Menschen mit Geburtsgebrechen leben noch viel zu oft in Heimen. Sie arbeiten in Behindertenwerkstätten, verbringen ihre Freizeit in Behindertenangeboten und gründen keine eigenen Familien. Die dauerhafte Unterbringung in Heimen und Werkstätten kostet die öffentliche Hand sehr viel Geld. Dabei wäre selbstständiges Wohnen mit ambulanter Betreuung für viele Betroffene möglich. Die Hürden dahin sind hoch, lieber wird der Status Quo, also die Heimunterbringung, aufrecht erhalten. So war es lange auch in der Alterspflege. Da hat man inzwischen dazugelernt und lässt alte Menschen mit Unterstützung durch die Spitex so lange wie möglich in den eigenen vier Wänden leben. Es ist Zeit, dies auch für Menschen mit Behinderungen möglich zu machen.
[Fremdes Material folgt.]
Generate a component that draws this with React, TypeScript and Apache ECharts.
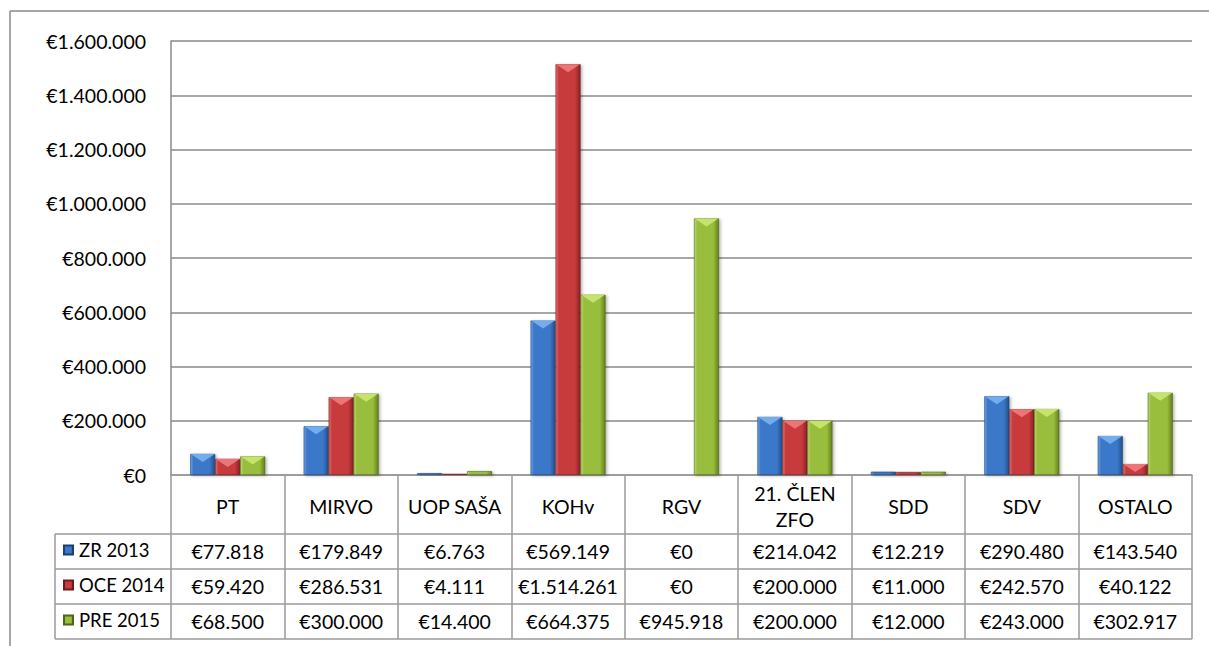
import React, { useEffect, useRef } from 'react';
import * as echarts from 'echarts';

const categories = ['PT', 'MIRVO', 'UOP SAŠA', 'KOHv', 'RGV', '21. ČLEN\nZFO', 'SDD', 'SDV', 'OSTALO'];
const seriesNames = ['ZR 2013', 'OCE 2014', 'PRE 2015'];
const zr2013 = [77818, 179849, 6763, 569149, 0, 214042, 12219, 290480, 143540];
const oce2014 = [59420, 286531, 4111, 1514261, 0, 200000, 11000, 242570, 40122];
const pre2015 = [68500, 300000, 14400, 664375, 945918, 200000, 12000, 243000, 302917];
const seriesValues = [zr2013, oce2014, pre2015];
const yMin = 0;
const yMax = 1600000;
const yInterval = 200000;

const FONT = 'Lato, "Liberation Sans", sans-serif';
const FS = 19.5;

const palette = [
  { light: '#6fa6e6', main: '#3b78c9', dark: '#244f8a', edge: '#1d3f70', tri: '#7ab2f2' },
  { light: '#e57373', main: '#c83b3d', dark: '#8a2224', edge: '#6e1a1b', tri: '#f27c7c' },
  { light: '#c0dd70', main: '#99bd3c', dark: '#63801f', edge: '#4d6518', tri: '#cbe870' },
];

const euro = (v: number) => '€' + String(v).replace(/\B(?=(\d{3})+(?!\d))/g, '.');

export default function App() {
  const ref = useRef<HTMLDivElement>(null);
  useEffect(() => {
    document.body.style.margin = '0';
    const chart = echarts.init(ref.current!, null, { renderer: 'svg' });
    const gridLeft = 171;
    const gridRight = 1192;
    const gridTop = 41;
    const gridBottomY = 475;
    const tableLeft = 55;
    const rowLines = [534, 569, 604, 639];
    const rowCenters = [551.5, 586.5, 621.5];
    const lineColor = '#9a9a9a';

    const barSeries: any[] = seriesValues.map((vals, i) => ({
      type: 'bar',
      name: seriesNames[i],
      data: vals,
      barWidth: 25,
      barGap: '0%',
      itemStyle: {
        color: new echarts.graphic.LinearGradient(0, 0, 1, 0, [
          { offset: 0, color: palette[i].light },
          { offset: 0.12, color: palette[i].main },
          { offset: 0.78, color: palette[i].main },
          { offset: 1, color: palette[i].dark },
        ]),
        borderColor: palette[i].edge,
        borderWidth: 0.6,
        shadowColor: 'rgba(0,0,0,0.3)',
        shadowBlur: 3,
        shadowOffsetX: 1.5,
        shadowOffsetY: 1,
      },
    }));
    const capSeries: any[] = seriesValues.map((vals, i) => ({
      type: 'pictorialBar',
      name: seriesNames[i] + ' cap',
      data: vals.map((v) => (v > 20000 ? v : '-')),
      barWidth: 25,
      barGap: '0%',
      symbol: 'path://M0,0 L20,0 L10,6 Z',
      symbolSize: [24, 8],
      symbolPosition: 'end',
      symbolOffset: [0, 0],
      itemStyle: { color: palette[i].tri, opacity: 0.9 },
      silent: true,
      z: 3,
    }));

    chart.setOption({
      animation: false,
      grid: { left: gridLeft, right: 1209 - gridRight, top: gridTop, bottom: 646 - gridBottomY, containLabel: false },
      legend: seriesNames.map((n, i) => ({
        data: [n],
        left: 63,
        top: rowCenters[i] - 11,
        orient: 'vertical',
        icon: 'rect',
        itemWidth: 9,
        itemHeight: 9,
        padding: 0,
        selectedMode: false,
        textStyle: { fontSize: 18.5, fontFamily: FONT, color: '#000', padding: [0, 0, 0, 1] },
      })),
      xAxis: {
        type: 'category',
        data: categories,
        axisLine: { show: true, lineStyle: { color: lineColor, width: 1.5 } },
        axisTick: { show: true, length: rowLines[3] - gridBottomY, lineStyle: { color: lineColor, width: 1.5 } },
        axisLabel: {
          margin: 31,
          verticalAlign: 'middle',
          fontSize: FS,
          lineHeight: 26,
          fontFamily: FONT,
          color: '#000',
          interval: 0,
        },
      },
      yAxis: {
        type: 'value',
        min: yMin,
        max: yMax,
        interval: yInterval,
        axisLine: { show: true, lineStyle: { color: '#8a8a8a', width: 1.5 } },
        axisTick: { show: false },
        splitLine: { lineStyle: { color: '#8a8a8a', width: 1.5 } },
        axisLabel: { margin: 25, fontSize: FS, fontFamily: FONT, color: '#000', formatter: (v: number) => euro(v) },
      },
      series: [...barSeries, ...capSeries],
    });

    const graphic: any[] = [
      { type: 'line', shape: { x1: 10, y1: 11, x2: 1209, y2: 11 }, style: { stroke: '#8a8a8a', lineWidth: 1.5 } },
      { type: 'line', shape: { x1: 10, y1: 11, x2: 10, y2: 646 }, style: { stroke: '#8a8a8a', lineWidth: 1.5 } },
      { type: 'line', shape: { x1: tableLeft, y1: rowLines[0], x2: tableLeft, y2: rowLines[3] }, style: { stroke: lineColor, lineWidth: 1.5 } },
    ];
    rowLines.forEach((y) => {
      graphic.push({ type: 'line', shape: { x1: tableLeft, y1: y, x2: gridRight, y2: y }, style: { stroke: lineColor, lineWidth: 1.5 } });
    });
    seriesValues.forEach((vals, si) => {
      vals.forEach((v, ci) => {
        const x = chart.convertToPixel({ xAxisIndex: 0 }, ci) as number;
        graphic.push({
          type: 'text',
          x,
          y: rowCenters[si],
          style: { text: euro(v), fontSize: FS, fontFamily: FONT, fill: '#000', align: 'center', verticalAlign: 'middle' },
        });
      });
    });
    chart.setOption({ graphic });

    return () => chart.dispose();
  }, []);
  return <div ref={ref} style={{ width: 1209, height: 646 }} />;
}
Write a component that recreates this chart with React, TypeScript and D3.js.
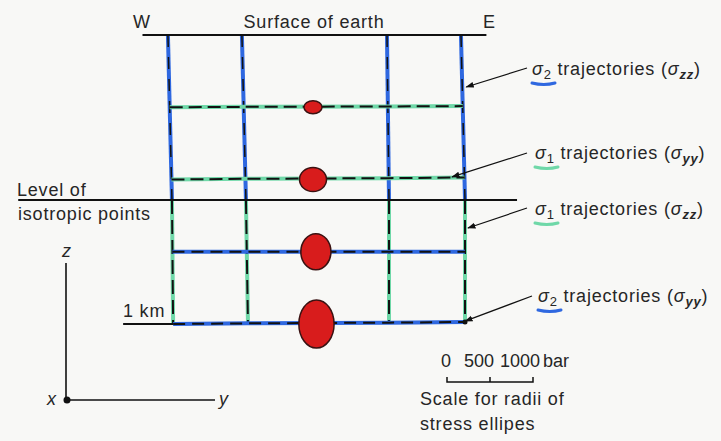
import React from 'react';
import * as d3 from 'd3';

// distances across (y) and depth (z), in km
const trajTop = [-0.502, -0.246, 0.256, 0.512];
const trajIso = [-0.488, -0.232, 0.263, 0.526];
const trajBase = [-0.484, -0.225, 0.263, 0.526];
const isoDepth = 0.571;
const upperDepths = [0.25, 0.5];
const lowerDepths = [0.75, 1.0];

// stress ellipses (radii in bar)
const ellipseDepth = [0.25, 0.5, 0.75, 1.0];
const ellipseOffset = [0, 0, 0.01, 0.012];
const sigmaYY = [105, 157, 175, 205];
const sigmaZZ = [75, 140, 210, 280];

const scaleTicks = [0, 500, 1000];

// annotations
const labelSigma = ['2', '1', '1', '2'];
const labelComp = ['zz', 'yy', 'zz', 'yy'];
const labelTip: [number, number][] = [[0.53, 0.18], [0.481, 0.491], [0.536, 0.668], [0.526, 0.99]];

const W = 721, H = 441;
const BLUE = '#2f68e0';
const GREEN = '#6fd8a8';
const INK = '#262626';

export default function App() {
  const x = d3.scaleLinear().domain([0, 1]).range([313, 602]);
  const z = d3.scaleLinear().domain([0, 1]).range([35, 324]);
  const r = d3.scaleLinear().domain([0, 1000]).range([0, 86]);
  const bar = d3.scaleLinear().domain([0, 1000]).range([447, 533]);
  const line = d3.line<[number, number]>().x(d => x(d[0])).y(d => z(d[1]));

  // x position of a vertical trajectory at given depth
  const vAt = (i: number, depth: number) => {
    if (depth <= isoDepth) return d3.scaleLinear().domain([0, isoDepth]).range([trajTop[i], trajIso[i]])(depth);
    return d3.scaleLinear().domain([isoDepth, 1]).range([trajIso[i], trajBase[i]])(depth);
  };
  const hLine = (depth: number, tilt: number) =>
    line(trajTop.map((_, i) => [vAt(i, depth), depth + tilt * (i / 3)] as [number, number]));

  const dashed = (d: string | null, color: string, key: string, dash = '13,6', bw = 2) => (
    <g key={key}>
      <path d={d || ''} fill="none" stroke={color} strokeWidth={4} />
      <path d={d || ''} fill="none" stroke="#111" strokeWidth={bw} strokeDasharray={dash} />
    </g>
  );

  const labelY = [75, 159, 215, 302];
  const labelX = [532, 535, 535, 538];
  const arrowStart: [number, number][] = [[527, 68], [527, 153], [527, 208], [532, 296]];
  const tickLabelX = [446, 479, 520];

  return (
    <svg width={W} height={H} style={{ position: 'absolute', left: 0, top: 0, background: '#f8f8f6' }}
      fontFamily="'Liberation Sans', Arial, sans-serif" fontSize={18} letterSpacing={0.8} fill={INK}>
      <defs>
        <marker id="ah" viewBox="0 0 10 10" refX="9" refY="5" markerWidth="7" markerHeight="7" orient="auto">
          <path d="M0,1.5 L10,5 L0,8.5 z" fill="#111" />
        </marker>
      </defs>

      {/* upper section: sigma2 verticals (blue), sigma1 horizontals (green) */}
      {trajTop.map((t, i) => dashed(line([[t, 0], [trajIso[i], isoDepth]]), BLUE, 'uv' + i, '12,10', 1.5))}
      {upperDepths.map((d, i) => dashed(hLine(d, i === 0 ? -0.004 : -0.007), GREEN, 'uh' + i))}
      {/* lower section: sigma1 verticals (green), sigma2 horizontals (blue) */}
      {trajIso.map((t, i) => dashed(line([[t, isoDepth], [trajBase[i], 1]]), GREEN, 'lv' + i, '14,6'))}
      {lowerDepths.map((d, i) => dashed(hLine(d, i === 0 ? 0 : -0.007), BLUE, 'lh' + i, '12,7'))}

      {/* surface, isotropic level and 1 km line */}
      <path d={line([[-0.59, 0], [0.6, 0]]) || ''} stroke="#111" strokeWidth={2} />
      <path d={line([[-1.02, isoDepth], [0.706, isoDepth]]) || ''} stroke="#111" strokeWidth={2} />
      <path d={line([[-0.657, 1], [trajBase[0], 1]]) || ''} stroke="#111" strokeWidth={2} />

      {/* stress ellipses */}
      {ellipseDepth.map((d, i) => (
        <ellipse key={'e' + i} cx={x(ellipseOffset[i])} cy={z(d)} rx={r(sigmaYY[i])} ry={r(sigmaZZ[i])}
          fill="#d81c1c" stroke="#3a1212" strokeWidth={1.5} />
      ))}

      {/* top labels */}
      <text x={133} y={28}>W</text>
      <text x={314} y={28} textAnchor="middle">Surface of earth</text>
      <text x={483} y={28}>E</text>
      <text x={17} y={196}>Level of</text>
      <text x={18} y={220}>isotropic points</text>
      <text x={123} y={317}>1 km</text>

      {/* annotation labels */}
      {labelSigma.map((s, i) => {
        const tip = labelTip[i];
        const underline = s === '2' ? BLUE : GREEN;
        const lx = labelX[i], ly = labelY[i];
        return (
          <g key={'lab' + i}>
            <line x1={arrowStart[i][0]} y1={arrowStart[i][1]} x2={x(tip[0])} y2={z(tip[1])}
              stroke="#111" strokeWidth={1.2} markerEnd="url(#ah)" />
            <path d={`M${lx},${ly + 8} Q${lx + 12},${ly + 11} ${lx + 23},${ly + 8}`} fill="none"
              stroke={underline} strokeWidth={3} strokeLinecap="round" />
            <text x={lx} y={ly}>
              <tspan fontStyle="italic">σ</tspan>
              <tspan fontSize={13} dy={4}>{s}</tspan>
              <tspan dy={-4}> trajectories (</tspan>
              <tspan fontStyle="italic">σ</tspan>
              <tspan fontSize={13} dy={4} fontWeight="bold" fontStyle="italic">{labelComp[i]}</tspan>
              <tspan dy={-4}>)</tspan>
            </text>
          </g>
        );
      })}
      {/* corner dot at end of lowest trajectory */}
      <circle cx={x(trajBase[3])} cy={z(0.993)} r={2.5} fill="#111" />

      {/* coordinate axes */}
      <line x1={66} y1={263} x2={66} y2={400} stroke="#111" strokeWidth={1.6} />
      <line x1={66} y1={400} x2={215} y2={400} stroke="#111" strokeWidth={1.6} />
      <circle cx={67} cy={400} r={3.5} fill="#111" />
      <text x={67} y={257} textAnchor="middle" fontStyle="italic">z</text>
      <text x={52} y={405} textAnchor="middle" fontStyle="italic">x</text>
      <text x={224} y={405} textAnchor="middle" fontStyle="italic">y</text>

      {/* scale bar */}
      <path d={`M${bar(0)},377 V382 H${bar(1000)} V377`} fill="none" stroke="#111" strokeWidth={1.5} />
      <line x1={bar(500)} y1={377} x2={bar(500)} y2={382} stroke="#111" strokeWidth={1.5} />
      {scaleTicks.map((t, i) => (
        <text key={'st' + t} x={tickLabelX[i]} y={367} textAnchor="middle" letterSpacing={0}>{t}</text>
      ))}
      <text x={543} y={367} letterSpacing={0}>bar</text>
      <text x={420} y={405}>Scale for radii of</text>
      <text x={420} y={430}>stress ellipes</text>
    </svg>
  );
}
Punkt 4: Recht auf Teilhabe am Arbeitsmarkt

Behindertenwerkstätten versprechen mehr, als sie zu leisten imstande sind. Integration in den ersten Arbeitsmarkt findet so gut wie nie statt. Stattdessen wird ein abgeschotteter zweiter Arbeitsmarkt finanziert, der hohe Kosten generiert. Nehmen wir doch die grossen Arbeitgeber:innen in die Pflicht, Arbeitsplätze für Menschen mit Behinderungen bereitzustellen. Die öffentlichen Arbeitgeber:innen und die Behindertenorganisationen sollten da mit gutem Beispiel vorangehen.

Behindertengerechte Anpassungen am Arbeitsplatz sind dank technischer Möglichkeiten in vielen Bereichen einfacher und viel kostengünstiger geworden. Diverse Apps, zum Beispiel die Vorlese-Funktion, die von blinden Menschen benutzt wird, sind enorm hilfreich und kostenlos! Menschen mit Behinderungen nutzen diese Apps zu ihrer grossen Freude und Erleichterung sehr gerne. Zeit, dass auch Arbeitgeber:innen erkennen: Inklusion ist möglich und einfacher als gedacht.

Zum Schluss:

Vergessen wir nicht: Eine Behinderung kann jeden und jede von uns jederzeit treffen. 

Die Generation der Babyboomer kommt ins Alter, in dem sie eventuell seh-, hör- oder gehbehindert wird oder komplizierte Texte nicht mehr gut verstehen kann. Viele der Massnahmen für Menschen mit Behinderungen sind auch für alte Menschen wichtig. Möglichst grosse Selbständigkeit, Selbstbestimmung und Teilhabe an der offenen Gesellschaft – auch im Alter - möchten wir alle behalten. Und das ist auch gut so.